After the Battle of Spokane Plains, troops commanded by Wright were responsible for killing upwards of 900 Indian horses in retaliation of the uprising. The horse killings were designed to prevent further uprisings and to limit opportunities for the tribes to hunt and fend for themselves over the winter. Wright later expressed remorse over the killings, but deemed his actions necessary. He later wrote, “The chastisement which these Indians have received has been severe but well merited… A blow has been struck which they will never forget.”

==Civil War==
At the beginning of the Civil War, Wright was the commanding officer of the Department of Oregon. Then, for a few months in 1861, he was the commanding officer of the District of Southern California. In October 1861, he was promoted to brigadier general of Volunteers and placed in command of the Department of the Pacific, replacing Edwin Vose Sumner, on Sumner's recommendation.

Although Wright would have preferred to have been sent East during the Civil War, he remained in California, where he commanded the largest force ever in the Far West—6,000 troops in 1862. His duties included protecting the frontier, keeping watch on secessionists, safeguarding the coast, and moving troops eastward.

The climate of San Francisco was not agreeable to Wright because of his asthma, and he wanted to move the headquarters to Sacramento. The headquarters did not move, although Wright did spend time in Sacramento.

==Postbellum==
When the regular army reorganized in 1865 and created the Military Division of the Pacific, Wright commanded the District of California for a few months until he was given command of the newly created Department of the Columbia. He may have been removed from command of the Department of the Pacific in order for the Army to have a position for Maj. Gen. Irvin McDowell.

Wright and his wife died at sea en route to his new command when the steamer Brother Jonathan was wrecked off the California coast. His body was recovered six weeks later. He is interred in the Sacramento Historic City Cemetery.

For his service as commander of the Department of the Pacific, he was appointed a brevet brigadier general in the regular army.

==Namesake==
Fort George Wright, located near Spokane, was named in his honor.

Wright's Point, a Harney County, Oregon landmark, was named for him.

Fort George Wright Drive in Spokane was renamed Whistalks Way in 2020. The name change acknowledges the brutality imposed on Native American tribes in Spokane by Col. George Wright. The new name honors Whist-alks, a woman warrior and Spokane Indian who played a role in the resistance against Wright in 1858.

On Fairchild Air Force Base in Washington, the 92nd Air Refueling Wing's residential neighborhood, Fort Wright Village, and a street, Fort Wright Oval, were named after George Wright. They were renamed in 2022.

Colonel Wright Elementary School, in The Dalles, Oregon, was named for him.

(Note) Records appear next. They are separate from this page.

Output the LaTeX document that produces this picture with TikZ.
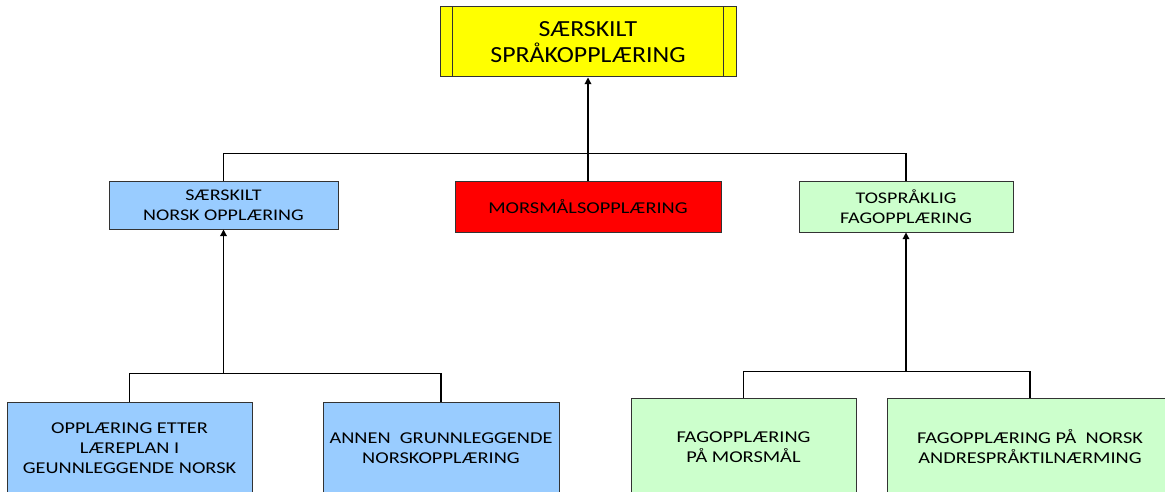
\documentclass[tikz,border=0pt]{standalone}
\usepackage{fontspec}
\setmainfont{Carlito}[FakeStretch=1.23]
\newfontfamily\toppfont{Carlito}[FakeStretch=1.12]
\usetikzlibrary{arrows.meta,calc}

\definecolor{gul}{HTML}{FFFF00}
\definecolor{blaa}{HTML}{99CCFF}
\definecolor{rod}{HTML}{FF0000}
\definecolor{gronn}{HTML}{CCFFCC}

\begin{document}
\begin{tikzpicture}[x=0.75pt,y=-0.75pt,line width=0.9pt,>={Triangle[length=5pt,width=5pt]},
  boks/.style={draw=black!80,line width=0.75pt,align=center,inner sep=0pt},
  midt/.style={boks,font=\fontsize{12.2}{15}\selectfont},
  bunn/.style={boks,font=\fontsize{12.4}{15}\selectfont}]
  \useasboundingbox (0,0) rectangle (1165,492);
  \clip (0,0) rectangle (1165,492);
  % toppboks
  \node[boks,fill=gul,minimum width=296*0.75pt,minimum height=70*0.75pt,font=\toppfont\fontsize{17.3}{20}\selectfont] (topp) at (588,42) {SÆRSKILT\\SPRÅKOPPLÆRING};
  \draw[black!80,line width=0.75pt] ($(topp.north west)+(13,0)$) -- ($(topp.south west)+(13,0)$);
  \draw[black!80,line width=0.75pt] ($(topp.north east)+(-13,0)$) -- ($(topp.south east)+(-13,0)$);
  % midtre nivaa
  \node[midt,fill=blaa,minimum width=229*0.75pt,minimum height=48*0.75pt] (norsk) at (223.5,205) {SÆRSKILT\\NORSK OPPLÆRING};
  \node[bunn,fill=rod,minimum width=266*0.75pt,minimum height=51*0.75pt] (mors) at (588,206.5) {MORSMÅLSOPPLÆRING};
  \node[midt,fill=gronn,minimum width=214*0.75pt,minimum height=51*0.75pt] (tosprak) at (906,206.5) {TOSPRÅKLIG\\FAGOPPLÆRING};
  % nederste nivaa
  \node[bunn,fill=blaa,minimum width=245*0.75pt,minimum height=92*0.75pt] (laereplan) at (129.5,448) {OPPLÆRING ETTER\\LÆREPLAN I\\GEUNNLEGGENDE NORSK};
  \node[bunn,fill=blaa,minimum width=236*0.75pt,minimum height=92*0.75pt] (annen) at (441,448) {ANNEN\ \ GRUNNLEGGENDE\\NORSKOPPLÆRING};
  \node[bunn,fill=gronn,minimum width=225*0.75pt,minimum height=98*0.75pt] (fagmors) at (743.5,447) {FAGOPPLÆRING\\PÅ MORSMÅL};
  \node[bunn,fill=gronn,minimum width=286*0.75pt,minimum height=98*0.75pt] (fagnorsk) at (1030,447) {FAGOPPLÆRING PÅ\ \ NORSK\\ANDRESPRÅKTILNÆRMING};
  % forbindelser
  \draw[->] (mors.north) -- (topp.south);
  \draw (norsk.north) -- ++(0,-27) -| (tosprak.north);
  \draw (laereplan.north) -- ++(0,-28) coordinate (hv) -| (annen.north);
  \coordinate (vsam) at (norsk.south |- hv);
  \draw[->] (vsam) -- (norsk.south);
  \draw (fagmors.north) -- ++(0,-26) coordinate (hh) -| (fagnorsk.north);
  \coordinate (hsam) at (tosprak.south |- hh);
  \draw[->] (hsam) -- (tosprak.south);
\end{tikzpicture}
\end{document}
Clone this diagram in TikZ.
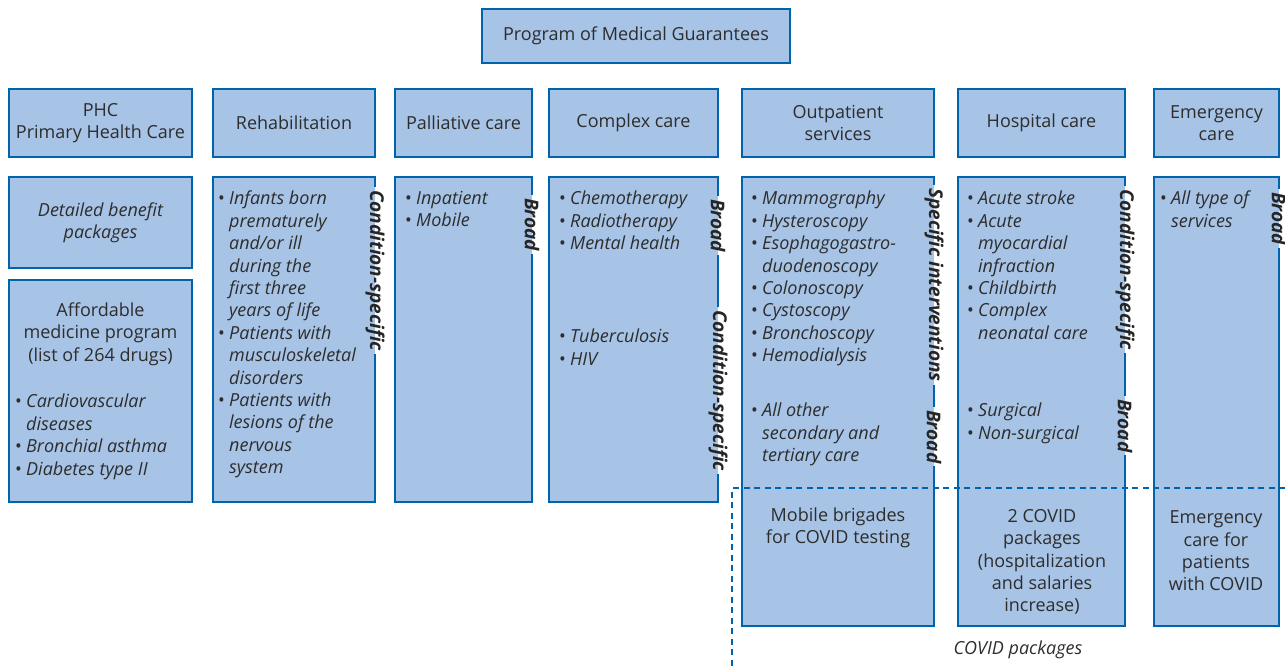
\documentclass[tikz,border=0pt]{standalone}
\usepackage{fontspec}
\setmainfont{Open Sans}
\usepackage{xcolor}
\usepackage{tikz}
\usetikzlibrary{positioning}

\definecolor{boxfill}{RGB}{167,195,229}
\definecolor{boxline}{RGB}{0,99,174}
\definecolor{txt}{RGB}{45,45,45}

\newcommand{\bul}{\makebox[11pt][l]{\upshape\textbullet}}
\newcommand{\ind}{\hspace*{11pt}}

\tikzset{
	box/.style={
		rectangle,
		fill=boxfill,
		draw=boxline,
		line width=2.6pt,
		inner sep=0pt,
		outer sep=0pt,
		anchor=north west,
		text=txt,
		align=center,
		font=\fontsize{18}{22.4}\selectfont
	},
	openbox/.style={box, draw=none},
	border/.style={draw=boxline, line width=2.6pt},
	items/.style={
		text=txt,
		align=left,
		anchor=north west,
		inner sep=0pt,
		font=\fontsize{18}{22.4}\selectfont\itshape
	},
	plain/.style={
		text=txt,
		align=center,
		inner sep=0pt,
		font=\fontsize{18}{22.4}\selectfont
	},
	side/.style={
		rotate=-90,
		anchor=west,
		inner sep=3pt,
		text=black!85,
		font=\fontsize{19}{20}\selectfont\bfseries\itshape
	},
	covid/.style={draw=boxline, line width=2.7pt, dash pattern=on 6pt off 4.5pt}
}

\begin{document}
\begin{tikzpicture}[x=1pt, y=-1pt]
	\useasboundingbox (0,0) rectangle (1285,668);

	% Program
	\node[box, minimum width=308pt, minimum height=54pt] (pmg) at (482,9)
		{Program of Medical Guarantees};

	% Header row
	\node[box, minimum width=183pt, minimum height=68pt] (phc) at (9,89)
		{PHC\\Primary Health Care};
	\node[box, minimum width=162pt, minimum height=68pt] (rehab) at (213,89)
		{Rehabilitation};
	\node[box, minimum width=137pt, minimum height=68pt] (pall) at (395,89)
		{Palliative care};
	\node[box, minimum width=169pt, minimum height=68pt] (comp) at (549,89)
		{Complex care};
	\node[box, minimum width=192pt, minimum height=68pt] (outp) at (742,89)
		{Outpatient\\services};
	\node[box, minimum width=167pt, minimum height=68pt] (hosp) at (958,89)
		{Hospital care};
	\node[box, minimum width=125pt, minimum height=68pt] (emer) at (1154,89)
		{Emergency\\care};

	% PHC packages
	\node[box, minimum width=183pt, minimum height=91pt, font=\fontsize{18}{22.4}\selectfont\itshape]
		(phcdet) at (9,177) {Detailed benefit\\packages};
	\node[box, minimum width=183pt, minimum height=222pt] (phcmed) at (9,280) {};
	\node[plain] (phcmedhd) at (100.5,334) {Affordable\\medicine program\\(list of 264 drugs)};
	\node[items] (phcmedtxt) at ([xshift=6pt, yshift=-114pt]phcmed.north west)
		{\bul Cardiovascular\\ \ind diseases\\ \bul Bronchial asthma\\ \bul Diabetes type II};

	% Rehabilitation
	\node[openbox, minimum width=162pt, minimum height=325pt] (rehabl) at (213,177) {};
	\node[items] (rehabtxt) at ([xshift=5pt, yshift=-14pt]rehabl.north west)
		{\bul Infants born\\ \ind prematurely\\ \ind and/or ill\\ \ind during the\\
		\ind first three\\ \ind years of life\\ \bul Patients with\\ \ind musculoskeletal\\
		\ind disorders\\ \bul Patients with\\ \ind lesions of the\\ \ind nervous\\ \ind system};
	\node[side] (rehabs1) at ([yshift=-10pt]rehabl.north east) {Condition-specific};
	\draw[border] (rehabs1.west -| rehabl.east) -- (rehabl.north east) -- (rehabl.north west)
		-- (rehabl.south west) -- (rehabl.south east) -- (rehabs1.east -| rehabl.east);

	% Palliative care
	\node[openbox, minimum width=137pt, minimum height=325pt] (palll) at (395,177) {};
	\node[items] (palltxt) at ([xshift=10pt, yshift=-14pt]palll.north west)
		{\bul Inpatient\\ \bul Mobile};
	\node[side] (palls1) at ([yshift=-18pt]palll.north east) {Broad};
	\draw[border] (palls1.west -| palll.east) -- (palll.north east) -- (palll.north west)
		-- (palll.south west) -- (palll.south east) -- (palls1.east -| palll.east);

	% Complex care
	\node[openbox, minimum width=169pt, minimum height=325pt] (compl) at (549,177) {};
	\node[items] (comptxt) at ([xshift=10pt, yshift=-14pt]compl.north west)
		{\bul Chemotherapy\\ \bul Radiotherapy\\ \bul Mental health};
	\node[items] (comptxtb) at ([xshift=10pt, yshift=-152pt]compl.north west)
		{\bul Tuberculosis\\ \bul HIV};
	\node[side] (comps1) at ([yshift=-19pt]compl.north east) {Broad};
	\node[side] (comps2) at ([yshift=-130pt]compl.north east) {Condition-specific};
	\draw[border] (comps1.west -| compl.east) -- (compl.north east) -- (compl.north west)
		-- (compl.south west) -- (compl.south east) -- (comps2.east -| compl.east);
	\draw[border] (comps1.east -| compl.east) -- (comps2.west -| compl.east);

	% Outpatient services
	\node[openbox, minimum width=192pt, minimum height=449pt] (outpl) at (742,177) {};
	\node[items] (outptxt) at ([xshift=9pt, yshift=-14pt]outpl.north west)
		{\bul Mammography\\ \bul Hysteroscopy\\ \bul Esophagogastro-\\ \ind duodenoscopy\\
		\bul Colonoscopy\\ \bul Cystoscopy\\ \bul Bronchoscopy\\ \bul Hemodialysis};
	\node[items] (outptxtb) at ([xshift=9pt, yshift=-226pt]outpl.north west)
		{\bul All other\\ \ind secondary and\\ \ind tertiary care};
	\node[side] (outps1) at ([yshift=-8pt]outpl.north east) {Specific interventions};
	\node[side] (outps2) at ([yshift=-230pt]outpl.north east) {Broad};
	\draw[border] (outps1.west -| outpl.east) -- (outpl.north east) -- (outpl.north west)
		-- (outpl.south west) -- (outpl.south east) -- (outps2.east -| outpl.east);
	\draw[border] (outps1.east -| outpl.east) -- (outps2.west -| outpl.east);

	% Hospital care
	\node[openbox, minimum width=167pt, minimum height=449pt] (hospl) at (958,177) {};
	\node[items] (hosptxt) at ([xshift=9pt, yshift=-14pt]hospl.north west)
		{\bul Acute stroke\\ \bul Acute\\ \ind myocardial\\ \ind infraction\\
		\bul Childbirth\\ \bul Complex\\ \ind neonatal care};
	\node[items] (hosptxtb) at ([xshift=9pt, yshift=-226pt]hospl.north west)
		{\bul Surgical\\ \bul Non-surgical};
	\node[side] (hosps1) at ([yshift=-9pt]hospl.north east) {Condition-specific};
	\node[side] (hosps2) at ([yshift=-219pt]hospl.north east) {Broad};
	\draw[border] (hosps1.west -| hospl.east) -- (hospl.north east) -- (hospl.north west)
		-- (hospl.south west) -- (hospl.south east) -- (hosps2.east -| hospl.east);
	\draw[border] (hosps1.east -| hospl.east) -- (hosps2.west -| hospl.east);

	% Emergency care
	\node[openbox, minimum width=125pt, minimum height=449pt] (emerl) at (1154,177) {};
	\node[items] (emertxt) at ([xshift=6pt, yshift=-14pt]emerl.north west)
		{\bul All type of\\ \ind services};
	\node[side] (emers1) at ([yshift=-12pt]emerl.north east) {Broad};
	\draw[border] (emers1.west -| emerl.east) -- (emerl.north east) -- (emerl.north west)
		-- (emerl.south west) -- (emerl.south east) -- (emers1.east -| emerl.east);

	% COVID packages
	\node[plain] (covout) at (838,528) {Mobile brigades\\for COVID testing};
	\node[plain] (covhosp) at (1042,562) {2 COVID\\packages\\(hospitalization\\and salaries\\increase)};
	\node[plain] (covemer) at (1216,551) {Emergency\\care for\\patients\\with COVID};
	\coordinate (covcorner) at (732,488);
	\draw[covid] (1285,488) -- (covcorner) -- (732,668);
	\node[plain, font=\fontsize{18}{22}\selectfont\itshape] (covlab) at (1018,650) {COVID packages};

\end{tikzpicture}
\end{document}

The school is in the process of changing its name.

==Family==
In 1827, Wright married Margaret Wallace Foster (or Forster). They had five children, four sons and one daughter. Their first son, Thomas, was born in 1830 and, in 1874, was killed in the Modoc War. Eliza (Elizabeth) was born in May 1837 and was married to Army Captain P.A. Owen. John, the youngest, was born in 1839 and rose to the rank of Brigadier General of the Army. He also served as Chief Marshall of the U.S. Supreme Court. Two sons did not survive childhood: James Heron, born in 1832, died at age five, and Roswell, born in 1834, died at age one year, nine months.